**Exercise task:**
Leave the pictures out and quote every line from the start of the listing to the line with "10.5, 11.0, 11.5, 12.0, 12.5, 13.0, 13.5, 14.0, 14.7];", inclusive.
======== Supplied information ========
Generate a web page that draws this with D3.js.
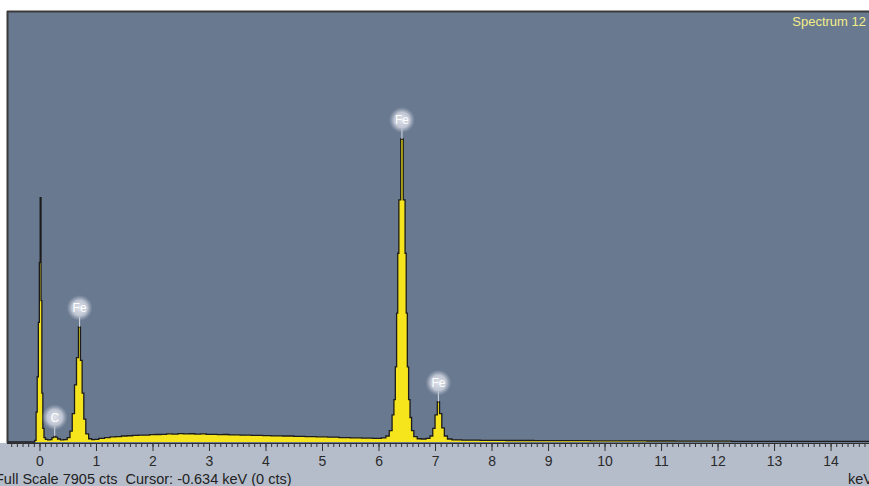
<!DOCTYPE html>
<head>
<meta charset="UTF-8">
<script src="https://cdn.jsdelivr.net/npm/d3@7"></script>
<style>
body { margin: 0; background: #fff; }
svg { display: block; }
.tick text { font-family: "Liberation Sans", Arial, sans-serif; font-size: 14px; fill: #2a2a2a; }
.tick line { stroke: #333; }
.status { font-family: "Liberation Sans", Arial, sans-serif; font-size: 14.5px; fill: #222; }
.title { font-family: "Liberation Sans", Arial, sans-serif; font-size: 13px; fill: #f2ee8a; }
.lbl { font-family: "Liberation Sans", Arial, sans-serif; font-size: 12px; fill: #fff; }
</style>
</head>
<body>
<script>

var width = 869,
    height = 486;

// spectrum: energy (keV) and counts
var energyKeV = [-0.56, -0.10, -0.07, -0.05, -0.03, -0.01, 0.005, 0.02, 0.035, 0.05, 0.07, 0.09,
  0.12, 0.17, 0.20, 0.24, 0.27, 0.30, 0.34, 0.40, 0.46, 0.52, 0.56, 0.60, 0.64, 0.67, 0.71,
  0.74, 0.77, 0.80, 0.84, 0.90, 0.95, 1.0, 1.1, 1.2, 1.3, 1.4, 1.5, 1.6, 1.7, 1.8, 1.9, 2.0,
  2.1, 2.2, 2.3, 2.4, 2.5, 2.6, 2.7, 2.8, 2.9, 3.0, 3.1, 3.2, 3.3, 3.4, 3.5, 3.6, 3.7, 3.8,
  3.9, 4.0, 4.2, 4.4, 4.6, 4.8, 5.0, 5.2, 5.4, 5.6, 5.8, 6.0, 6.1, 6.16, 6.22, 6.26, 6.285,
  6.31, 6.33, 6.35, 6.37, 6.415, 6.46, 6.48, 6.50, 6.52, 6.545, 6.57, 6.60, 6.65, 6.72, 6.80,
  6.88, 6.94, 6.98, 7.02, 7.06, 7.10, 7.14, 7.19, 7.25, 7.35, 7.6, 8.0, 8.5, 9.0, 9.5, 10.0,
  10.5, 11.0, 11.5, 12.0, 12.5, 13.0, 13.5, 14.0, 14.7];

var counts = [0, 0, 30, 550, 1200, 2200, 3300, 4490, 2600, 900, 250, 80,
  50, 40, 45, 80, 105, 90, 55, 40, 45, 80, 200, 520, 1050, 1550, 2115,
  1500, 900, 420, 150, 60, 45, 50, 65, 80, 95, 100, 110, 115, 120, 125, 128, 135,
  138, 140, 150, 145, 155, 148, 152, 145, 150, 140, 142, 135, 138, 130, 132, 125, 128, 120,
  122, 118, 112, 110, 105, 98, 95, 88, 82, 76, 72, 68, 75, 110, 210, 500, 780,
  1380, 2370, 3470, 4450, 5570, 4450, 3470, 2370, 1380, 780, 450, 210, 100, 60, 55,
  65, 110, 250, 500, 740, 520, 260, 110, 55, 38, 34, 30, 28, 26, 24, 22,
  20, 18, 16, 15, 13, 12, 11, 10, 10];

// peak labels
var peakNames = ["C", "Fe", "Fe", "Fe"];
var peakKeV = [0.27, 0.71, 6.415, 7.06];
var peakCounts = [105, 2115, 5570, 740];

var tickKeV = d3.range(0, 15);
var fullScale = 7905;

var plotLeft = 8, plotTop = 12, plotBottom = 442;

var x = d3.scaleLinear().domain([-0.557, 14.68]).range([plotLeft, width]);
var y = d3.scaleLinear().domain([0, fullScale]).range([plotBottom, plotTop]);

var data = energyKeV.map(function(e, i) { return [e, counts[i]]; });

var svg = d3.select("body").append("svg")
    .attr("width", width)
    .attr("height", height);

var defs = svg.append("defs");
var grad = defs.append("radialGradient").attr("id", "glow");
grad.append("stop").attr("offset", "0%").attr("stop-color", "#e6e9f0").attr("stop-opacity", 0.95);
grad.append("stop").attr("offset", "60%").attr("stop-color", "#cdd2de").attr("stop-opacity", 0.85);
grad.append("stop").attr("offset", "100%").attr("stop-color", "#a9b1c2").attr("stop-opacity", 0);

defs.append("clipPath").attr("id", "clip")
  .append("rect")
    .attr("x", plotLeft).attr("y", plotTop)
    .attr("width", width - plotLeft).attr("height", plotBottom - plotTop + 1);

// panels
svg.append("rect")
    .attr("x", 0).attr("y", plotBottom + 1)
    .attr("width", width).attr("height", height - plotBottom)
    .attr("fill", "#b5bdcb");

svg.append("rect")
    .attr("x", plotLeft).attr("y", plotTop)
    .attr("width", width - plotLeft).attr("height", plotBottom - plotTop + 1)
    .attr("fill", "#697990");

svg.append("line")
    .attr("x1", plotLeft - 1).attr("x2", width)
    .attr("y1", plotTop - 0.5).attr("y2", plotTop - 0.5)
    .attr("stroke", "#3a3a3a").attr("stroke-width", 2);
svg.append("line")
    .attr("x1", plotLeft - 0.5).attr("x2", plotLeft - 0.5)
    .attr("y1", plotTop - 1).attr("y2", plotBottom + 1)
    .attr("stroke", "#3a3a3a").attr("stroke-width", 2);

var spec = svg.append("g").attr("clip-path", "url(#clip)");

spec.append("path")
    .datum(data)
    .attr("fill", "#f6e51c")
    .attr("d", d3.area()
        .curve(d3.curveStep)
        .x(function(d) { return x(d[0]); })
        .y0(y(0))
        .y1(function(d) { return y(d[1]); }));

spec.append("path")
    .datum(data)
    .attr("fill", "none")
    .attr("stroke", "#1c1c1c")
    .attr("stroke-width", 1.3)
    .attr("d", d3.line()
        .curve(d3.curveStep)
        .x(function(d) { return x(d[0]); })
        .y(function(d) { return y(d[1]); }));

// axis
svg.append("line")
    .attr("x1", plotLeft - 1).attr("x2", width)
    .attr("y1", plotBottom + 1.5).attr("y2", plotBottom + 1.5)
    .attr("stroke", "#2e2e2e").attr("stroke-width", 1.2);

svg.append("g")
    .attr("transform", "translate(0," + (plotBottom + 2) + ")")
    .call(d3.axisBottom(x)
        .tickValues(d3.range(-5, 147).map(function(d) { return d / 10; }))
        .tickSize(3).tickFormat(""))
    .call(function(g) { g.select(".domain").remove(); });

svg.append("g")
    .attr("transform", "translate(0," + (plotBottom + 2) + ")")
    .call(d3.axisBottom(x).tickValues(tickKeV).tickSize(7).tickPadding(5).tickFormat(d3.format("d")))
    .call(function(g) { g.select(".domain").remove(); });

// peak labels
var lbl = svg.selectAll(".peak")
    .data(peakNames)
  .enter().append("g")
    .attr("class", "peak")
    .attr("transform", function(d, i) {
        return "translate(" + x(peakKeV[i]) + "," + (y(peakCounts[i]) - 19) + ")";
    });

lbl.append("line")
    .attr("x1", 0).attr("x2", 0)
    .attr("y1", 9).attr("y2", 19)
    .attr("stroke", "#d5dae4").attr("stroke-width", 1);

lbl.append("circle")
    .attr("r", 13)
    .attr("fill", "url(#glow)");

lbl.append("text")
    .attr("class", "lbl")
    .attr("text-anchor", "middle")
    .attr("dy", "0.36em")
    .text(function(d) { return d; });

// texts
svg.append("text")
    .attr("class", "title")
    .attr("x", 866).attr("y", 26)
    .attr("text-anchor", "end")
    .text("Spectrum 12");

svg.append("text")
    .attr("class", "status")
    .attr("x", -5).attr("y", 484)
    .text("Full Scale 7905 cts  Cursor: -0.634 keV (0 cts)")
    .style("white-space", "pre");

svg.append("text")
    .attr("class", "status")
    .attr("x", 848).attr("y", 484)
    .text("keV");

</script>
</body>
========
**Result below:**
Generate a web page that draws this with D3.js.
<!DOCTYPE html>
<head>
<meta charset="UTF-8">
<script src="https://cdn.jsdelivr.net/npm/d3@7"></script>
<style>
body { margin: 0; background: #fff; }
svg { display: block; }
.tick text { font-family: "Liberation Sans", Arial, sans-serif; font-size: 14px; fill: #2a2a2a; }
.tick line { stroke: #333; }
.status { font-family: "Liberation Sans", Arial, sans-serif; font-size: 14.5px; fill: #222; }
.title { font-family: "Liberation Sans", Arial, sans-serif; font-size: 13px; fill: #f2ee8a; }
.lbl { font-family: "Liberation Sans", Arial, sans-serif; font-size: 12px; fill: #fff; }
</style>
</head>
<body>
<script>

var width = 869,
    height = 486;

// spectrum: energy (keV) and counts
var energyKeV = [-0.56, -0.10, -0.07, -0.05, -0.03, -0.01, 0.005, 0.02, 0.035, 0.05, 0.07, 0.09,
  0.12, 0.17, 0.20, 0.24, 0.27, 0.30, 0.34, 0.40, 0.46, 0.52, 0.56, 0.60, 0.64, 0.67, 0.71,
  0.74, 0.77, 0.80, 0.84, 0.90, 0.95, 1.0, 1.1, 1.2, 1.3, 1.4, 1.5, 1.6, 1.7, 1.8, 1.9, 2.0,
  2.1, 2.2, 2.3, 2.4, 2.5, 2.6, 2.7, 2.8, 2.9, 3.0, 3.1, 3.2, 3.3, 3.4, 3.5, 3.6, 3.7, 3.8,
  3.9, 4.0, 4.2, 4.4, 4.6, 4.8, 5.0, 5.2, 5.4, 5.6, 5.8, 6.0, 6.1, 6.16, 6.22, 6.26, 6.285,
  6.31, 6.33, 6.35, 6.37, 6.415, 6.46, 6.48, 6.50, 6.52, 6.545, 6.57, 6.60, 6.65, 6.72, 6.80,
  6.88, 6.94, 6.98, 7.02, 7.06, 7.10, 7.14, 7.19, 7.25, 7.35, 7.6, 8.0, 8.5, 9.0, 9.5, 10.0,
  10.5, 11.0, 11.5, 12.0, 12.5, 13.0, 13.5, 14.0, 14.7];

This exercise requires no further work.